Second, you get laws passed because the “National Interest”—that is, that constant balancing of monied interest against monied interest without particular concern for the welfare of “the people”—has determined that such and such a law should be passed, and passed by Congressmen who don’t know and don’t care to know and cannot predict anyhow the purpose or likely outcome or effect of the law.

Third, you get laws passed because one or more BIGs—BIG BANKS, BIG OIL, BIG ARMAMENTS, BIG INSURANCE, BIG MERCENARIES, and the like—want the law passed, and have the money to purchase its passage, but the particular BIG involved, or combination of them, is too stupid or uncaring (and being uncaring when you are BIG is a form of being stupid) to determine if they themselves will be harmed by the very laws which they cause to be passed.

OK, OK, so the BIG BANKS had the fall-back of “too big to fail”, which is to say that they had purchased a very special insurance policy through their “insurance broker”—Congress and FED and Administration, all premiums paid in advance and promised in future, of course.

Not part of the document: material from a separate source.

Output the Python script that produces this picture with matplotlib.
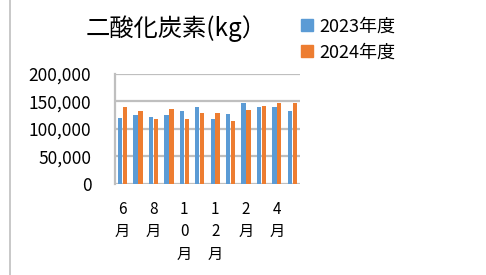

But consider global warming as a consequence of the “oil depletion allowance”, a tax-break for BIG OIL. This “allowance” helps keep the government broke, as does every other tax break. But it also helps keep BIG OIL in business and abundantly healthy, so healthy that it can even afford (can you believe this?) to make handsome contributions to politicians of both parties, buying up loyalty in State and Federal legislatures, and lobbying in all relevant administrative agencies. And lest we forget, it is so healthy that it can pay its executives very healthy salaries and perks and bonuses so that—you guessed it already—the executives can also make campaign contributions lavishly without threat to their comfortable life styles.

So we have Congress (“the best Congress money can buy”) helping BIG OIL along, just as BIG OIL helps the congressmen along, and meanwhile the burning of all this oil (and also coal and natural gas) produces the greenhouse gases that are bringing on global warming which will disrupt all human societies (and thus disrupt BIG OIL and the children and grandchildren of those ever so well paid executives).

The unregulated market known as “democracy” wouldn’t be so dangerous and so clearly contrary to the national interest if the BIGs knew what they were doing. But they don’t. Their responsibility is to their stockholders, not to society, and they interpret this responsibility as a responsibility to increase the value of the corporate shares in the short term, not over 5 or 10 or 25 or 50 years.

(In fact, they have written this particular “measure” for “effective corporate governance” into their salary packages, basing their fat salaries and huge perks and bonuses on short term motions of share values, not on longer term motions. The share-holders themselves, by acquiescing in such salary-perk-bonus provisions, condemn themselves to the results of decision-making based on THESE short-term goals, these and not others, and condemn society as a whole to the same results.)

So, the BIGs don’t know what they are doing. And the Congress doesn’t know what it is doing, either. After all, it isn’t paid to know what it is doing. It is paid to do what it is told. And it really doesn’t have time for a lot of thinking, after all, because trolling through the “suq” bargaining for campaign money takes most of the available legislative time.

And the ship of state floats along, often in a strong wind, and no one is at the helm, not Congress, not the BIGs, not the Administration.

The ship of state is unregulated, because the folks who should be steering it are busy bargaining in a wonderfully unregulated market, the market that USAers call “democracy” and are so busy—using the salesmanship of our enormous military—selling to the rest of the world. Making the world safe for “democracy”.